Ops folks hate agents. Hate them. I was in the same camp back in my data center days. The reasons are pretty obvious, right? Who wants to have to install and maintain another piece of software on every server? No one. Not only that, but agents scare the bejesus out of people running production systems. A small program that executes commands locally from a remote source is super scary no matter what. Like clowns with fangs scary. Add in the chance for that little agent to go rogue and start consuming resources or leaking memory or hording ports and scary quickly morphs into dread.

With all the revolutions going on in server infrastructure agents are also becoming more and more inconvenient. Virtualized environments and cloud computing make the servers themselves much more ephemeral than in other days past. Maintaining agents to these here-today-gone-tomorrow servers, and all the references to them, and the configurations they require, is just too time consuming and troublesome. It’s a hold over architecture from days past when “server” meant a thing with a form factor and a fan, not dynamically allocated memory and processor time.

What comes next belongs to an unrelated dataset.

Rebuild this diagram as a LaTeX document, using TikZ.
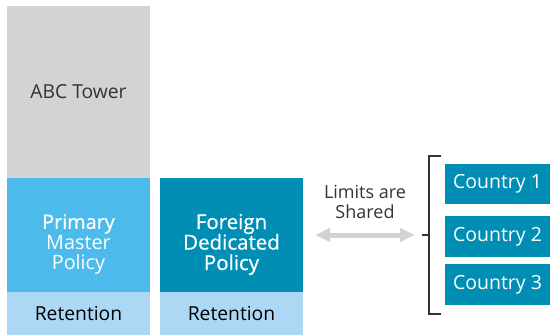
\documentclass[tikz,border=0pt]{standalone}
\usepackage{fontspec}
\setmainfont{Open Sans}
\newfontfamily\semifont[FakeBold=0.6]{Open Sans}
\usetikzlibrary{arrows.meta}
\definecolor{towergray}{HTML}{D1D3D4}
\definecolor{lightblue}{HTML}{4CBAEA}
\definecolor{teal}{HTML}{008EB4}
\definecolor{retblue}{HTML}{ACD8F5}
\definecolor{arrowgray}{HTML}{D1D3D4}
\definecolor{darktext}{HTML}{333333}
\definecolor{bracketgray}{HTML}{333333}
\begin{document}
\begin{tikzpicture}[x=1pt,y=-1pt,
  panel/.style={rectangle, draw=none, inner sep=0pt, outer sep=0pt, anchor=north west, minimum width=143pt},
  lbl/.style={inner sep=0pt, outer sep=0pt, align=center, font=\fontsize{19.8}{20.5}\selectfont},
  ctry/.style={rectangle, fill=teal, inner sep=0pt, outer sep=0pt, anchor=north west, minimum width=105pt, text=white, font=\fontsize{19.5}{20.5}\selectfont},
  brk/.style={draw=bracketgray, line width=1.5pt},
  shared/.style={draw=arrowgray, line width=5pt, {Triangle[length=15pt,width=13pt]}-{Triangle[length=15pt,width=13pt]}}
]
\useasboundingbox (0,0) rectangle (553,335);
% left column
\node[panel, fill=towergray, minimum height=172pt, text=darktext, font=\fontsize{19.3}{20.5}\selectfont] (tower) at (7,6) {ABC Tower};
\node[panel, fill=lightblue, minimum height=114pt] (primary) at (7,178) {};
\node[lbl, text=white] (primarytext) at ([yshift=-9.5pt]primary.center) {{\semifont Primary}\\Master\\Policy};
\node[panel, fill=retblue, minimum height=43pt, text=black, font=\fontsize{19.3}{20.5}\selectfont] (ret1) at (7,292) {Retention};
% second column
\node[panel, fill=teal, minimum height=114pt] (foreign) at (160,178) {};
\node[lbl, text=white, font=\fontsize{20.5}{20.5}\semifont] (foreigntext) at ([yshift=-9.5pt]foreign.center) {Foreign\\Dedicated\\Policy};
\node[panel, fill=retblue, minimum height=43pt, text=black, font=\fontsize{19.3}{20.5}\selectfont] (ret2) at (160,292) {Retention};
% countries
\node[ctry, minimum height=40pt] (c1) at (445,164) {Country 1};
\node[ctry, minimum height=41pt] (c2) at (445,216) {Country 2};
\node[ctry, minimum height=41pt] (c3) at (445,264) {Country 3};
% shared label
\node[lbl, text=darktext, font=\fontsize{18}{20}\selectfont] (limits) at (365,201.5) {Limits are\\Shared};
% bracket
\coordinate (btop) at (441,156);
\coordinate (btopc) at (429,156);
\coordinate (bbotc) at (429,314);
\coordinate (bbot) at (441,314);
\coordinate (bmid) at (429,235);
\coordinate (btick) at (422,235);
\draw[brk] (btop) -- (btopc) -- (bbotc) -- (bbot);
\draw[brk] (btick) -- (bmid);
% arrow
\coordinate (al) at (315,235);
\coordinate (ar) at (415,235);
\draw[shared] (al) -- (ar);
\end{tikzpicture}
\end{document}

Phurnace doesn’t play that game. We connect over the network – no agents required. That gives us tremendous flexibility to fit into the existing infrastructure architecture of our clients. Also, it allows us to configure and maintain servers regardless if they are physical, virtual, or cloudy. Ultimately our customers don’t like being told how they have to do things – they want products that fit how they want to work, not have to work the way a product demands. Being agentless is part of our flexibility that let’s our customers do that. And of course, makes us far less scary.